» **RAW DATA**:
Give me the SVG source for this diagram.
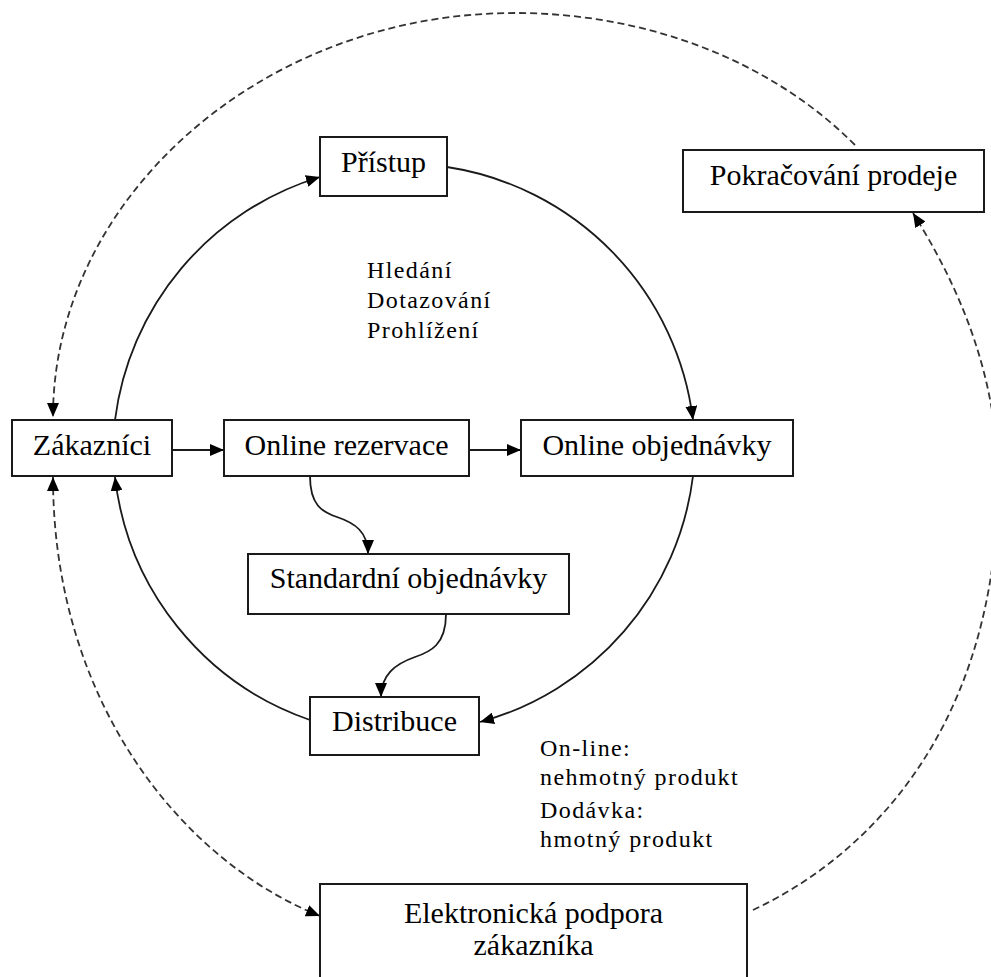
<svg xmlns="http://www.w3.org/2000/svg" width="991" height="977" viewBox="0 0 991 977">
<style>
  .box { fill: #ffffff; stroke: #1a1a1a; stroke-width: 2; }
  .lbl { font-family: "Liberation Serif", "Times New Roman", serif; font-size: 30px; fill: #000; text-anchor: middle; }
  .note { font-family: "Liberation Serif", "Times New Roman", serif; font-size: 24px; fill: #000; letter-spacing: 1.4px; }
  .solid { fill: none; stroke: #1a1a1a; stroke-width: 1.8; }
  .dash { fill: none; stroke: #333; stroke-width: 1.8; stroke-dasharray: 7 4; }
</style>
<defs>
  <marker id="ah" viewBox="0 0 14 12" refX="14" refY="6" markerWidth="14" markerHeight="12" markerUnits="userSpaceOnUse" orient="auto-start-reverse">
    <path d="M0,0 L14,6 L0,12 Z" fill="#000"/>
  </marker>
</defs>
<rect width="991" height="977" fill="#ffffff"/>

<g id="connectors">
  <!-- inner cycle -->
  <path class="solid" d="M115,420 A292,292 0 0 1 320,177" marker-end="url(#ah)"/>
  <path class="solid" d="M447,167 A292,292 0 0 1 693,420" marker-end="url(#ah)"/>
  <path class="solid" d="M693,476 A292,292 0 0 1 480,722" marker-end="url(#ah)"/>
  <path class="solid" d="M310,720 A292,292 0 0 1 115,477" marker-end="url(#ah)"/>
  <!-- straight -->
  <path class="solid" d="M172,450 L224,450" marker-end="url(#ah)"/>
  <path class="solid" d="M469,450 L521,450" marker-end="url(#ah)"/>
  <!-- s-curves -->
  <path class="solid" d="M310,476 C310,505 322,512 337,517 C355,523 368,532 368,554" marker-end="url(#ah)"/>
  <path class="solid" d="M446,614 C446,645 430,652 415,657 C395,664 381,675 381,697" marker-end="url(#ah)"/>
  <!-- dashed outer -->
  <path class="dash" d="M855,145 C768,58 643,13 515,13 C260,13 53,200 53,417" marker-end="url(#ah)"/>
  <path class="dash" d="M753,910 C860,860 990,740 998,500 C1002,380 958,285 913,213" marker-end="url(#ah)"/>
  <path class="dash" d="M53,477 C53,700 180,860 320,916" marker-start="url(#ah)" marker-end="url(#ah)"/>
</g>

<g id="pristup">
  <rect class="box" x="320" y="137" width="127" height="59"/>
  <text class="lbl" x="383.5" y="172">Přístup</text>
</g>
<g id="pokracovani">
  <rect class="box" x="683" y="150" width="301" height="62"/>
  <text class="lbl" x="833.5" y="185">Pokračování prodeje</text>
</g>
<g id="zakaznici">
  <rect class="box" x="12" y="420" width="160" height="56"/>
  <text class="lbl" x="92" y="455">Zákazníci</text>
</g>
<g id="online-rezervace">
  <rect class="box" x="224" y="420" width="245" height="56"/>
  <text class="lbl" x="346.5" y="455">Online rezervace</text>
</g>
<g id="online-objednavky">
  <rect class="box" x="521" y="420" width="272" height="56"/>
  <text class="lbl" x="657" y="455">Online objednávky</text>
</g>
<g id="standardni">
  <rect class="box" x="248" y="554" width="321" height="60"/>
  <text class="lbl" x="408.5" y="588">Standardní objednávky</text>
</g>
<g id="distribuce">
  <rect class="box" x="310" y="697" width="169" height="58"/>
  <text class="lbl" x="394.5" y="731">Distribuce</text>
</g>
<g id="elektronicka">
  <rect class="box" x="320" y="884" width="427" height="110"/>
  <text class="lbl" x="533.5" y="923">Elektronická podpora</text>
  <text class="lbl" x="533.5" y="955">zákazníka</text>
</g>

<g id="note-hledani">
  <text class="note" x="367" y="278">Hledání</text>
  <text class="note" x="367" y="308">Dotazování</text>
  <text class="note" x="367" y="338">Prohlížení</text>
</g>
<g id="note-distribuce">
  <text class="note" x="540" y="756">On-line:</text>
  <text class="note" x="540" y="785">nehmotný produkt</text>
  <text class="note" x="540" y="818">Dodávka:</text>
  <text class="note" x="540" y="847">hmotný produkt</text>
</g>
</svg>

» **WORK REQUIRED**:
Each line of the material must be retyped exactly, except that images are omitted.

» **FULL OUTPUT**:
Give me the SVG source for this diagram.
<svg xmlns="http://www.w3.org/2000/svg" width="991" height="977" viewBox="0 0 991 977">
<style>
  .box { fill: #ffffff; stroke: #1a1a1a; stroke-width: 2; }
  .lbl { font-family: "Liberation Serif", "Times New Roman", serif; font-size: 30px; fill: #000; text-anchor: middle; }
  .note { font-family: "Liberation Serif", "Times New Roman", serif; font-size: 24px; fill: #000; letter-spacing: 1.4px; }
  .solid { fill: none; stroke: #1a1a1a; stroke-width: 1.8; }
  .dash { fill: none; stroke: #333; stroke-width: 1.8; stroke-dasharray: 7 4; }
</style>
<defs>
  <marker id="ah" viewBox="0 0 14 12" refX="14" refY="6" markerWidth="14" markerHeight="12" markerUnits="userSpaceOnUse" orient="auto-start-reverse">
    <path d="M0,0 L14,6 L0,12 Z" fill="#000"/>
  </marker>
</defs>
<rect width="991" height="977" fill="#ffffff"/>

<g id="connectors">
  <!-- inner cycle -->
  <path class="solid" d="M115,420 A292,292 0 0 1 320,177" marker-end="url(#ah)"/>
  <path class="solid" d="M447,167 A292,292 0 0 1 693,420" marker-end="url(#ah)"/>
  <path class="solid" d="M693,476 A292,292 0 0 1 480,722" marker-end="url(#ah)"/>
  <path class="solid" d="M310,720 A292,292 0 0 1 115,477" marker-end="url(#ah)"/>
  <!-- straight -->
  <path class="solid" d="M172,450 L224,450" marker-end="url(#ah)"/>
  <path class="solid" d="M469,450 L521,450" marker-end="url(#ah)"/>
  <!-- s-curves -->
  <path class="solid" d="M310,476 C310,505 322,512 337,517 C355,523 368,532 368,554" marker-end="url(#ah)"/>
  <path class="solid" d="M446,614 C446,645 430,652 415,657 C395,664 381,675 381,697" marker-end="url(#ah)"/>
  <!-- dashed outer -->
  <path class="dash" d="M855,145 C768,58 643,13 515,13 C260,13 53,200 53,417" marker-end="url(#ah)"/>
  <path class="dash" d="M753,910 C860,860 990,740 998,500 C1002,380 958,285 913,213" marker-end="url(#ah)"/>
  <path class="dash" d="M53,477 C53,700 180,860 320,916" marker-start="url(#ah)" marker-end="url(#ah)"/>
</g>

<g id="pristup">
  <rect class="box" x="320" y="137" width="127" height="59"/>
  <text class="lbl" x="383.5" y="172">Přístup</text>
</g>
<g id="pokracovani">
  <rect class="box" x="683" y="150" width="301" height="62"/>
  <text class="lbl" x="833.5" y="185">Pokračování prodeje</text>
</g>
<g id="zakaznici">
  <rect class="box" x="12" y="420" width="160" height="56"/>
  <text class="lbl" x="92" y="455">Zákazníci</text>
</g>
<g id="online-rezervace">
  <rect class="box" x="224" y="420" width="245" height="56"/>
  <text class="lbl" x="346.5" y="455">Online rezervace</text>
</g>
<g id="online-objednavky">
  <rect class="box" x="521" y="420" width="272" height="56"/>
  <text class="lbl" x="657" y="455">Online objednávky</text>
</g>
<g id="standardni">
  <rect class="box" x="248" y="554" width="321" height="60"/>
  <text class="lbl" x="408.5" y="588">Standardní objednávky</text>
</g>
<g id="distribuce">
  <rect class="box" x="310" y="697" width="169" height="58"/>
  <text class="lbl" x="394.5" y="731">Distribuce</text>
</g>
<g id="elektronicka">
  <rect class="box" x="320" y="884" width="427" height="110"/>
  <text class="lbl" x="533.5" y="923">Elektronická podpora</text>
  <text class="lbl" x="533.5" y="955">zákazníka</text>
</g>

<g id="note-hledani">
  <text class="note" x="367" y="278">Hledání</text>
  <text class="note" x="367" y="308">Dotazování</text>
  <text class="note" x="367" y="338">Prohlížení</text>
</g>
<g id="note-distribuce">
  <text class="note" x="540" y="756">On-line:</text>
  <text class="note" x="540" y="785">nehmotný produkt</text>
  <text class="note" x="540" y="818">Dodávka:</text>
  <text class="note" x="540" y="847">hmotný produkt</text>
</g>
</svg>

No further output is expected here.